AC/DC did consider packing it in, but then they met Brian Johnson. He took the new material that the band had already been working on and turned it into–well, the last time I looked, Back in Black, released on July 25, 1980, has sold somewhere in the neighbourhood of 45 million copies.
Loudwire takes a look at one of the greatest albums in rock.
When a popular band loses its singer, it rarely bounces back to reach the level of success it had prior to the lineup shift. The most remarkable exception to this rule is Australian powerhouse AC/DC, which released the legendary album Back in Black on July 25, 1980.

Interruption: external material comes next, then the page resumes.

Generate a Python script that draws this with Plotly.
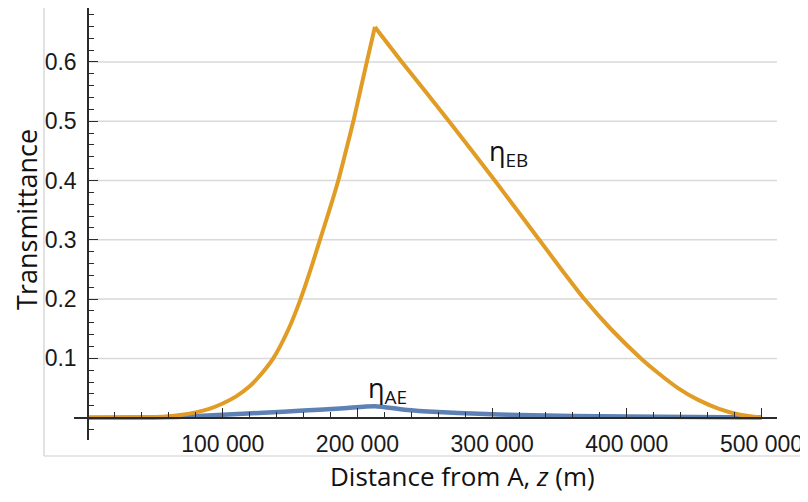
import plotly.graph_objects as go

# ---- data ----
# eta_EB: rising branch and falling branch (sharp corner at the peak)
z_eb_rise = [0, 20000, 40000, 50000, 60000, 70000, 80000, 90000, 100000, 110000, 120000,
             128000, 137500, 149000, 157800, 165300, 172200, 179200, 185800, 191500,
             197000, 202000, 207000, 213000]
eta_eb_rise = [0, 0.0001, 0.0004, 0.001, 0.0025, 0.005, 0.009, 0.015, 0.024, 0.036, 0.053,
               0.072, 0.1, 0.15, 0.2, 0.25, 0.3, 0.35, 0.4, 0.45,
               0.5, 0.55, 0.6, 0.659]
z_eb_fall = [213000, 233000, 268000, 302000, 335000, 351500, 368500, 388000, 410500,
             423500, 438000, 453000, 468500, 484000, 500000]
eta_eb_fall = [0.659, 0.6, 0.5, 0.4, 0.3, 0.25, 0.2, 0.15, 0.1,
               0.075, 0.05, 0.03, 0.015, 0.005, 0.0]

z_ae = [0, 50000, 70000, 100000, 130000, 160000, 190000, 213000, 235000, 260000,
        290000, 320000, 360000, 400000, 450000, 500000]
eta_ae = [0, 0.0005, 0.0015, 0.005, 0.0085, 0.012, 0.016, 0.0195, 0.0135, 0.0095,
          0.0065, 0.0045, 0.003, 0.002, 0.001, 0.0003]

x_tickvals = [100000, 200000, 300000, 400000, 500000]
x_ticktext = ["100 000", "200 000", "300 000", "400 000", "500 000"]
x_minor = [20000, 40000, 60000, 80000, 120000, 140000, 160000, 180000,
           220000, 240000, 260000, 280000, 320000, 340000, 360000, 380000,
           420000, 440000, 460000, 480000]
y_tickvals = [0.1, 0.2, 0.3, 0.4, 0.5, 0.6]
y_ticktext = ["0.1", "0.2", "0.3", "0.4", "0.5", "0.6"]
y_minor = [-0.02, 0.02, 0.04, 0.06, 0.08, 0.12, 0.14, 0.16, 0.18, 0.22, 0.24, 0.26, 0.28,
           0.32, 0.34, 0.36, 0.38, 0.42, 0.44, 0.46, 0.48, 0.52, 0.54, 0.56, 0.58,
           0.62, 0.64, 0.66, 0.68]

ORANGE = "#E09C24"
BLUE = "#5E81B5"
AXIS = "#2b2b2b"
GRID = "#d9d9d9"

# the page body has an 8px margin, so the figure is sized 800x494
X_RANGE = [-10394, 511500]
Y_RANGE = [-0.0376, 0.6909]

fig = go.Figure()
fig.add_trace(go.Scatter(x=z_ae, y=eta_ae, mode="lines",
                         line=dict(color=BLUE, width=4.5, shape="spline", smoothing=0.6),
                         showlegend=False))
fig.add_trace(go.Scatter(x=z_eb_rise, y=eta_eb_rise, mode="lines",
                         line=dict(color=ORANGE, width=4, shape="spline", smoothing=0.8),
                         showlegend=False))
fig.add_trace(go.Scatter(x=z_eb_fall, y=eta_eb_fall, mode="lines",
                         line=dict(color=ORANGE, width=4, shape="spline", smoothing=0.8),
                         showlegend=False))

ypos = (0 - Y_RANGE[0]) / (Y_RANGE[1] - Y_RANGE[0])
xpos = (0 - X_RANGE[0]) / (X_RANGE[1] - X_RANGE[0])

tickfont = dict(family="Liberation Sans, Arial", size=23, color="#1a1a1a")

fig.update_layout(
    width=800, height=494,
    margin=dict(l=66, r=31, t=0, b=62, autoexpand=False),
    paper_bgcolor="white", plot_bgcolor="white",
    xaxis=dict(range=X_RANGE, anchor="free", position=ypos, automargin=False,
               showline=True, linecolor=AXIS, linewidth=1.5,
               showgrid=False, zeroline=False,
               tickmode="array", tickvals=x_tickvals, ticktext=x_ticktext,
               ticks="inside", ticklen=9, tickwidth=1.3, tickcolor=AXIS,
               tickfont=tickfont, ticklabelstandoff=6,
               minor=dict(tickmode="array", tickvals=x_minor, ticks="inside",
                          ticklen=5, tickwidth=1.2, tickcolor=AXIS, showgrid=False)),
    yaxis=dict(range=Y_RANGE, anchor="free", position=xpos, automargin=False,
               showline=True, linecolor=AXIS, linewidth=1.5,
               showgrid=False, zeroline=False,
               tickmode="array", tickvals=y_tickvals, ticktext=y_ticktext,
               ticks="inside", ticklen=9, tickwidth=1.3, tickcolor=AXIS,
               tickfont=tickfont, ticklabelstandoff=6,
               minor=dict(tickmode="array", tickvals=y_minor, ticks="inside",
                          ticklen=5, tickwidth=1.2, tickcolor=AXIS, showgrid=False)),
)

# horizontal grid lines starting at the y axis
for v in y_tickvals:
    fig.add_shape(type="line", xref="x", yref="y", x0=0, x1=X_RANGE[1], y0=v, y1=v,
                  line=dict(color=GRID, width=1.5), layer="below")

# light frame around the picture
FRAME = "#cfcfcf"
fl, fr, fb, ft = -0.0427, 1.0427, -0.037, 1.03
fig.add_shape(type="line", xref="paper", yref="paper", x0=fl, x1=fl, y0=fb, y1=ft,
              line=dict(color=FRAME, width=1.2))
fig.add_shape(type="line", xref="paper", yref="paper", x0=fl, x1=fr, y0=fb, y1=fb,
              line=dict(color=FRAME, width=1.2))
fig.add_shape(type="line", xref="paper", yref="paper", x0=fr, x1=fr, y0=fb, y1=0.0278,
              line=dict(color=FRAME, width=1.2))
fig.add_shape(type="line", xref="paper", yref="paper", x0=fr, x1=fr, y0=0.0972, y1=ft,
              line=dict(color=FRAME, width=1.2))

titlefont = dict(family="Open Sans", color="#111111")
fig.add_annotation(text="Distance from A, <i>z</i> (m)", xref="paper", yref="paper",
                   x=0.5533, y=-0.0833, xanchor="center", yanchor="middle",
                   showarrow=False, font=dict(size=26, **titlefont))
fig.add_annotation(text="Transmittance", xref="paper", yref="paper",
                   x=-0.0669, y=0.5116, xanchor="center", yanchor="middle",
                   textangle=-90, showarrow=False, font=dict(size=27, **titlefont))

lab = "η<sub>{}</sub>"
fig.add_annotation(text=lab.format("EB"), xref="x", yref="y", x=312500, y=0.448,
                   xanchor="center", yanchor="middle", showarrow=False,
                   font=dict(size=27, **titlefont))
fig.add_annotation(text=lab.format("AE"), xref="x", yref="y", x=222700, y=0.048,
                   xanchor="center", yanchor="middle", showarrow=False,
                   font=dict(size=27, **titlefont))

fig.write_html("out.html")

The album was dedicated to the band’s late vocalist Bon Scott, who died on February 19, 1980, after a night of heavy drinking. Though they were devastated by the death of their friend and briefly considered breaking up, AC/DC decided to carry on with a new singer. Two days after Scott’s funeral, guitarists Angus and Malcolm Young continued working on new riffs. Angus has said that getting right back to work distracted them from the grief. Soon after, they auditioned singers, including Gary Pickford Hopkins, Easybeats vocalist Stevie Wright and Fat Lip’s Allan Fryer.
Ironically, when Geordie vocalist Brian Johnson (whom Mutt Lange referred to the band) was invited to try out, he wasn’t immediately interested.